Embracing Responsible Finance in the Digital Era

19 Nov 2024

Introduction
In the rapidly evolving landscape of digital finance in India, ensuring responsible financing has become more important than ever. At a recent session, Kunal Shah, Founder of Cred—a platform that has transformed credit card payments and rewards—offered profound insights into responsible credit behavior. Drawing on his personal experiences and industry expertise, Kunal emphasized how critical it is to foster financial literacy, trust, and transparency in India’s burgeoning fintech ecosystem.

 

1. A Personal Journey Shaped by Irresponsible Credit Kunal opened his talk with a deeply personal story, describing how his family once made unfortunate credit decisions that led to severe financial hardship. They were forced to sell most of their belongings and move into a 100-square-foot room. At just 14–15 years old, Kunal began working part-time jobs—data entry and even delivery—to help support his family.

Despite his ambition for a science degree, limited options and financial constraints led Kunal to study philosophy, simply because it was the only available morning course he could attend while juggling his jobs. Although his path was unplanned, this early exposure to the consequences of poor credit decisions sparked an enduring commitment to promoting responsible financing.

“My family’s irresponsible credit decisions forced us to start from scratch. While we have managed to bounce back, 99% of families never truly recover from such setbacks” — Kunal Shah

2. Why Responsible Finance Matters Kunal’s experiences demonstrate that irresponsible lending and borrowing can devastate individuals and families. In a country striving for economic development, a robust credit system is crucial—but it must be accompanied by responsible usage. He pointed out that while India’s DPI (Digital Public Infrastructure) and innovations such as UPI and Account Aggregators have opened immense opportunities, misuse or lack of awareness can trigger far-reaching negative consequences.

Key Risks

  1. Lack of Financial Literacy: Even high-income earners often misunderstand interest rates on their credit cards or the true costs of delayed payments.
  2. Over-Leveraging: Just as health suffers from overeating, an over-extension of credit can quickly turn even financially “healthy” individuals into defaulters.
  3. Speculative Behavior: When unsecured loans or credit are used for high-risk activities—like certain forms of real-money gaming—defaults rise, impacting lenders and the entire ecosystem.

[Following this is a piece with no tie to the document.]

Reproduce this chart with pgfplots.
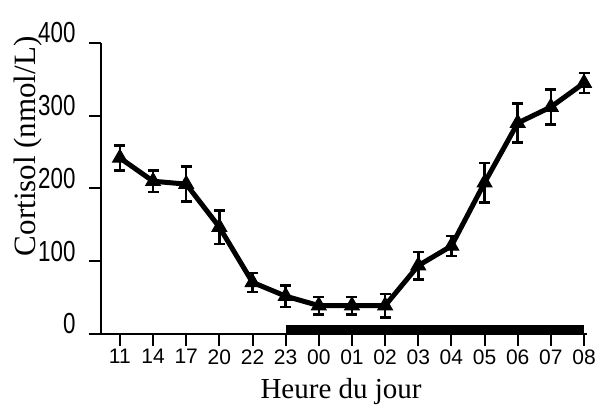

3. Trust & Transparency: The Foundation of a Healthy Credit Ecosystem
According to Kunal, every stakeholder in finance—whether banks, fintechs, or regulators—operates in the “business of trust.” Building and maintaining trust hinges on transparency, fair practices, and real consumer education.

  1. Educating Customers: Kunal highlighted how many users simply don’t understand how interest calculations or payment schedules work. Efforts to spread financial literacy must go beyond regulatory mandates and become an industry-wide mission.
  2. Data Security & Privacy: As digital finance scales, companies must treat data protection not as a mere checkbox for compliance but as a serious, core responsibility.
  3. Long-Term Vision: While there are always shortcuts to rapid growth or profits, Kunal stressed the importance of resisting easy wins that harm customers or erode trust in the long run. Cred, for instance, won’t launch a product unless 80–90% of its own team members test and believe in it first.

4. The Domino Effect of Irresponsible Lending
Kunal referenced a comparison by Uday Kotak: if one rice farmer in a region over-waters his field, it doesn’t just affect his farm; it impacts the entire water supply and all surrounding fields. Similarly, one lender’s overly aggressive or lax approach can ripple through the credit ecosystem, inflating default rates and inviting stricter regulations. This, in turn, can stifle innovation for everyone else.

“If we create the next 50 or 100 million users who end up having bad credit experiences, many of them will abandon credit entirely—like never using a knife in the kitchen again after one cut.”

5. Building for the Future: A Collective Responsibility
As India becomes one of the largest digital finance markets in the world, fintech players, policy-makers, and consumers all share a responsibility to nurture a healthy ecosystem. Kunal emphasized:

  • Engagement in Consumer Literacy: Beyond business models, stakeholders should invest in user education—whether through workshops, outreach, or transparent product design.
  • Regulatory Synergy: While regulation will always evolve, industry leaders can preempt draconian measures by practicing self-regulation, data security, and fair lending standards.
  • Ethical Innovation: Fintech solutions must solve real consumer problems without resorting to exploitative or speculative practices. The goal should be to outlast today’s trends and truly add value.

Conclusion
Kunal Shah’s journey—from a teenager forced to work multiple jobs to the founder of a prominent fintech platform—underscores how critically responsible credit behavior can be. As India forges ahead with digital public infrastructures and innovative fintech solutions, weaving a culture of financial literacy,trust, and responsible practices must become non-negotiable. In the end, a resilient ecosystem depends on each of us—entrepreneurs, established institutions, and consumers alike—stepping up to ensure that growth is both inclusive and sustainable.